Objective:
Write out again, unaltered, the lines from the start through the line containing "va='baseline', fontsize=15, color='black')".

Data segment:
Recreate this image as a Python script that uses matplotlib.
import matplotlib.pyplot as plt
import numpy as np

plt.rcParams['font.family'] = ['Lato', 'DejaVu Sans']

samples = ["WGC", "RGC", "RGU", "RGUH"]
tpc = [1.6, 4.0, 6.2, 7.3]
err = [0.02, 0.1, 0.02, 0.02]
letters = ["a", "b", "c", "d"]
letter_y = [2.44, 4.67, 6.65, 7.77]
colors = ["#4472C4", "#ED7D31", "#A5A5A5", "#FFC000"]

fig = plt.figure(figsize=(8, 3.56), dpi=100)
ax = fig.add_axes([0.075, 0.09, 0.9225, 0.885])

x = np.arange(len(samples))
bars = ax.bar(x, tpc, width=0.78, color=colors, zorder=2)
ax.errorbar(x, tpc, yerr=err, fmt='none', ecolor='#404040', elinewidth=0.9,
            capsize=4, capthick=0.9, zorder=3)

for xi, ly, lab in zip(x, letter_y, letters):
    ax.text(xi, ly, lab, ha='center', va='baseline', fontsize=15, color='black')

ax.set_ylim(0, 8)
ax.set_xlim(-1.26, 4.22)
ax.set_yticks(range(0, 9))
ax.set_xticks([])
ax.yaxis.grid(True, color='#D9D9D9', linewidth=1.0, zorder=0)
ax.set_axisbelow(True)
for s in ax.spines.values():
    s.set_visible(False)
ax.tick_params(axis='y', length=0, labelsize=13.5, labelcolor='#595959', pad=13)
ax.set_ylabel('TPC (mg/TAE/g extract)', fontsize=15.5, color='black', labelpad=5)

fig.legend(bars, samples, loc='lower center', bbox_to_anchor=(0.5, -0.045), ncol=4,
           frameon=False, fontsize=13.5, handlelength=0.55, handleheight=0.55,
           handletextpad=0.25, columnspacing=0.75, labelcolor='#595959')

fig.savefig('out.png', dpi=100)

Response to the exercise:
Recreate this image as a Python script that uses matplotlib.
import matplotlib.pyplot as plt
import numpy as np

plt.rcParams['font.family'] = ['Lato', 'DejaVu Sans']

samples = ["WGC", "RGC", "RGU", "RGUH"]
tpc = [1.6, 4.0, 6.2, 7.3]
err = [0.02, 0.1, 0.02, 0.02]
letters = ["a", "b", "c", "d"]
letter_y = [2.44, 4.67, 6.65, 7.77]
colors = ["#4472C4", "#ED7D31", "#A5A5A5", "#FFC000"]

fig = plt.figure(figsize=(8, 3.56), dpi=100)
ax = fig.add_axes([0.075, 0.09, 0.9225, 0.885])

x = np.arange(len(samples))
bars = ax.bar(x, tpc, width=0.78, color=colors, zorder=2)
ax.errorbar(x, tpc, yerr=err, fmt='none', ecolor='#404040', elinewidth=0.9,
            capsize=4, capthick=0.9, zorder=3)

for xi, ly, lab in zip(x, letter_y, letters):
    ax.text(xi, ly, lab, ha='center', va='baseline', fontsize=15, color='black')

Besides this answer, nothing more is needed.